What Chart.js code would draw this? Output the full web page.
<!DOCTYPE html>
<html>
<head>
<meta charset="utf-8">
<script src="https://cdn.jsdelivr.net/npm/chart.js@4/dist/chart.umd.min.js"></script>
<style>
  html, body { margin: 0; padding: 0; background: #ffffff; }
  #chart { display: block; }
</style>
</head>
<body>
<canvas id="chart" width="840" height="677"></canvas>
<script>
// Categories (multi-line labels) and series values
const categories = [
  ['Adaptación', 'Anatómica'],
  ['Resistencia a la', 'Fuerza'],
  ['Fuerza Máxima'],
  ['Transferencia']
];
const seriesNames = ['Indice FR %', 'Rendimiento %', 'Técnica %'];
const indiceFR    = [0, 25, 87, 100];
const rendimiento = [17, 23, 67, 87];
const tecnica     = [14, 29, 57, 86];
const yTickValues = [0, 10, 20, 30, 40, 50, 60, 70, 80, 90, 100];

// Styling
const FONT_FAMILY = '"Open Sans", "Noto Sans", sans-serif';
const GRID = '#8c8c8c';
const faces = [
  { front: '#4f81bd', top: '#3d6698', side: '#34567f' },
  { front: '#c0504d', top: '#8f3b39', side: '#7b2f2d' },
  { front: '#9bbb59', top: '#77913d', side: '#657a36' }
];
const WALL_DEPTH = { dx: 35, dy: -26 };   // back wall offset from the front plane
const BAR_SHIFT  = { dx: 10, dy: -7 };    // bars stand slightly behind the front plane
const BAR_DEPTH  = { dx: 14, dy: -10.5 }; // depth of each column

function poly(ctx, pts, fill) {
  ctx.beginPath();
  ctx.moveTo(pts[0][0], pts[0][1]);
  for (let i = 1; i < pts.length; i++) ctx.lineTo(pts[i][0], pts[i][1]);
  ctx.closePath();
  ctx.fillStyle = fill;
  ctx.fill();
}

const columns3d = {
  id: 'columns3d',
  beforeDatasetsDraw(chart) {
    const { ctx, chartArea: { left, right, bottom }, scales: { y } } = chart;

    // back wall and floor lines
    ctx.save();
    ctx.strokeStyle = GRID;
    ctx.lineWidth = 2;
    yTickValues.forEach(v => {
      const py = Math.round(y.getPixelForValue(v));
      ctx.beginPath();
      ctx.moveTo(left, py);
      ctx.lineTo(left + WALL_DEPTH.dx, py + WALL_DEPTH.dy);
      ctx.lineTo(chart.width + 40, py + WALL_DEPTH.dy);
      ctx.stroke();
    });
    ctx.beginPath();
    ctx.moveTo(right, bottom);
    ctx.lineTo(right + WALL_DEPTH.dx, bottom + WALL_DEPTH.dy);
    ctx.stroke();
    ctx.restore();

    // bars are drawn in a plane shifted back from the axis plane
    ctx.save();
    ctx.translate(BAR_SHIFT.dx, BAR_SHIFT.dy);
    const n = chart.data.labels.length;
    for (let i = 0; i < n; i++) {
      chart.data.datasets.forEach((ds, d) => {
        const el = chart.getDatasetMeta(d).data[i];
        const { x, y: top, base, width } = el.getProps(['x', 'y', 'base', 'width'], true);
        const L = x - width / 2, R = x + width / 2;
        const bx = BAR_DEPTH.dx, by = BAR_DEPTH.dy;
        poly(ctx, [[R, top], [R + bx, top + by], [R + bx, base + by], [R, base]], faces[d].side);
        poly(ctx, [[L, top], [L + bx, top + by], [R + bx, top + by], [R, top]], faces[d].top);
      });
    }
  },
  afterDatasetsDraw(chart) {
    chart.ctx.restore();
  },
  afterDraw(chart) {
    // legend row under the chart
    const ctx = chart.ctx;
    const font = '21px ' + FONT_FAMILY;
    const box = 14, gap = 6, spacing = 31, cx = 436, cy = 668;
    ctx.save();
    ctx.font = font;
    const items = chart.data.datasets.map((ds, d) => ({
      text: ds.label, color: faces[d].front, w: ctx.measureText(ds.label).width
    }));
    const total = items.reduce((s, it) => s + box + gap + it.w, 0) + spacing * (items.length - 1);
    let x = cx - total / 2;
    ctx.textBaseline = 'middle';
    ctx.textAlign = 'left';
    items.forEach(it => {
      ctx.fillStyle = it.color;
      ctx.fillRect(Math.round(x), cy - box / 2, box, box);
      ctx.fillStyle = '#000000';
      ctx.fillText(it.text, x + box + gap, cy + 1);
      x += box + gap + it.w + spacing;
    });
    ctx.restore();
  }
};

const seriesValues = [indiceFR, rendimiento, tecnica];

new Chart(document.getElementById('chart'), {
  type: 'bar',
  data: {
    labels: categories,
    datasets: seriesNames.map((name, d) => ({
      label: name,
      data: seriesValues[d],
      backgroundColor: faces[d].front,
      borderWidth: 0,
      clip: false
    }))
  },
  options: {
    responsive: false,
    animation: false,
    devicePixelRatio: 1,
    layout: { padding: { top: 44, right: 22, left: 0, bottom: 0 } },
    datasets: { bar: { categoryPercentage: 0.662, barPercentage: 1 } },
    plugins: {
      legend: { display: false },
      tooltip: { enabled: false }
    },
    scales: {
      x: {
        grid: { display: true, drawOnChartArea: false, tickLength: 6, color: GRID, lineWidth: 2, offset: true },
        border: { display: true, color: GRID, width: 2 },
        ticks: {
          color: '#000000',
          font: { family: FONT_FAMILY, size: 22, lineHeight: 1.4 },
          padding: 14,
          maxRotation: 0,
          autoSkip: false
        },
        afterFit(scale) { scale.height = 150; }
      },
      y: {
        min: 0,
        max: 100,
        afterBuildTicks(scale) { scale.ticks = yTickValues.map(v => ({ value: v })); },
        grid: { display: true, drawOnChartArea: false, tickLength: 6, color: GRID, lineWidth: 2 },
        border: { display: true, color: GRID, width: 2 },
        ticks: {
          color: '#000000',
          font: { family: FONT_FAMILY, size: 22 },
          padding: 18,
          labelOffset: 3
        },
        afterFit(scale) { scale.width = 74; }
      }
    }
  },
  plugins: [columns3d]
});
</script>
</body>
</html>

..............................

# Aim of the exercise
Go through the listing and print each line exactly as it appears.

# The solution
What Chart.js code would draw this? Output the full web page.
<!DOCTYPE html>
<html>
<head>
<meta charset="utf-8">
<script src="https://cdn.jsdelivr.net/npm/chart.js@4/dist/chart.umd.min.js"></script>
<style>
  html, body { margin: 0; padding: 0; background: #ffffff; }
  #chart { display: block; }
</style>
</head>
<body>
<canvas id="chart" width="840" height="677"></canvas>
<script>
// Categories (multi-line labels) and series values
const categories = [
  ['Adaptación', 'Anatómica'],
  ['Resistencia a la', 'Fuerza'],
  ['Fuerza Máxima'],
  ['Transferencia']
];
const seriesNames = ['Indice FR %', 'Rendimiento %', 'Técnica %'];
const indiceFR    = [0, 25, 87, 100];
const rendimiento = [17, 23, 67, 87];
const tecnica     = [14, 29, 57, 86];
const yTickValues = [0, 10, 20, 30, 40, 50, 60, 70, 80, 90, 100];

// Styling
const FONT_FAMILY = '"Open Sans", "Noto Sans", sans-serif';
const GRID = '#8c8c8c';
const faces = [
  { front: '#4f81bd', top: '#3d6698', side: '#34567f' },
  { front: '#c0504d', top: '#8f3b39', side: '#7b2f2d' },
  { front: '#9bbb59', top: '#77913d', side: '#657a36' }
];
const WALL_DEPTH = { dx: 35, dy: -26 };   // back wall offset from the front plane
const BAR_SHIFT  = { dx: 10, dy: -7 };    // bars stand slightly behind the front plane
const BAR_DEPTH  = { dx: 14, dy: -10.5 }; // depth of each column

function poly(ctx, pts, fill) {
  ctx.beginPath();
  ctx.moveTo(pts[0][0], pts[0][1]);
  for (let i = 1; i < pts.length; i++) ctx.lineTo(pts[i][0], pts[i][1]);
  ctx.closePath();
  ctx.fillStyle = fill;
  ctx.fill();
}

const columns3d = {
  id: 'columns3d',
  beforeDatasetsDraw(chart) {
    const { ctx, chartArea: { left, right, bottom }, scales: { y } } = chart;

    // back wall and floor lines
    ctx.save();
    ctx.strokeStyle = GRID;
    ctx.lineWidth = 2;
    yTickValues.forEach(v => {
      const py = Math.round(y.getPixelForValue(v));
      ctx.beginPath();
      ctx.moveTo(left, py);
      ctx.lineTo(left + WALL_DEPTH.dx, py + WALL_DEPTH.dy);
      ctx.lineTo(chart.width + 40, py + WALL_DEPTH.dy);
      ctx.stroke();
    });
    ctx.beginPath();
    ctx.moveTo(right, bottom);
    ctx.lineTo(right + WALL_DEPTH.dx, bottom + WALL_DEPTH.dy);
    ctx.stroke();
    ctx.restore();

    // bars are drawn in a plane shifted back from the axis plane
    ctx.save();
    ctx.translate(BAR_SHIFT.dx, BAR_SHIFT.dy);
    const n = chart.data.labels.length;
    for (let i = 0; i < n; i++) {
      chart.data.datasets.forEach((ds, d) => {
        const el = chart.getDatasetMeta(d).data[i];
        const { x, y: top, base, width } = el.getProps(['x', 'y', 'base', 'width'], true);
        const L = x - width / 2, R = x + width / 2;
        const bx = BAR_DEPTH.dx, by = BAR_DEPTH.dy;
        poly(ctx, [[R, top], [R + bx, top + by], [R + bx, base + by], [R, base]], faces[d].side);
        poly(ctx, [[L, top], [L + bx, top + by], [R + bx, top + by], [R, top]], faces[d].top);
      });
    }
  },
  afterDatasetsDraw(chart) {
    chart.ctx.restore();
  },
  afterDraw(chart) {
    // legend row under the chart
    const ctx = chart.ctx;
    const font = '21px ' + FONT_FAMILY;
    const box = 14, gap = 6, spacing = 31, cx = 436, cy = 668;
    ctx.save();
    ctx.font = font;
    const items = chart.data.datasets.map((ds, d) => ({
      text: ds.label, color: faces[d].front, w: ctx.measureText(ds.label).width
    }));
    const total = items.reduce((s, it) => s + box + gap + it.w, 0) + spacing * (items.length - 1);
    let x = cx - total / 2;
    ctx.textBaseline = 'middle';
    ctx.textAlign = 'left';
    items.forEach(it => {
      ctx.fillStyle = it.color;
      ctx.fillRect(Math.round(x), cy - box / 2, box, box);
      ctx.fillStyle = '#000000';
      ctx.fillText(it.text, x + box + gap, cy + 1);
      x += box + gap + it.w + spacing;
    });
    ctx.restore();
  }
};

const seriesValues = [indiceFR, rendimiento, tecnica];

new Chart(document.getElementById('chart'), {
  type: 'bar',
  data: {
    labels: categories,
    datasets: seriesNames.map((name, d) => ({
      label: name,
      data: seriesValues[d],
      backgroundColor: faces[d].front,
      borderWidth: 0,
      clip: false
    }))
  },
  options: {
    responsive: false,
    animation: false,
    devicePixelRatio: 1,
    layout: { padding: { top: 44, right: 22, left: 0, bottom: 0 } },
    datasets: { bar: { categoryPercentage: 0.662, barPercentage: 1 } },
    plugins: {
      legend: { display: false },
      tooltip: { enabled: false }
    },
    scales: {
      x: {
        grid: { display: true, drawOnChartArea: false, tickLength: 6, color: GRID, lineWidth: 2, offset: true },
        border: { display: true, color: GRID, width: 2 },
        ticks: {
          color: '#000000',
          font: { family: FONT_FAMILY, size: 22, lineHeight: 1.4 },
          padding: 14,
          maxRotation: 0,
          autoSkip: false
        },
        afterFit(scale) { scale.height = 150; }
      },
      y: {
        min: 0,
        max: 100,
        afterBuildTicks(scale) { scale.ticks = yTickValues.map(v => ({ value: v })); },
        grid: { display: true, drawOnChartArea: false, tickLength: 6, color: GRID, lineWidth: 2 },
        border: { display: true, color: GRID, width: 2 },
        ticks: {
          color: '#000000',
          font: { family: FONT_FAMILY, size: 22 },
          padding: 18,
          labelOffset: 3
        },
        afterFit(scale) { scale.width = 74; }
      }
    }
  },
  plugins: [columns3d]
});
</script>
</body>
</html>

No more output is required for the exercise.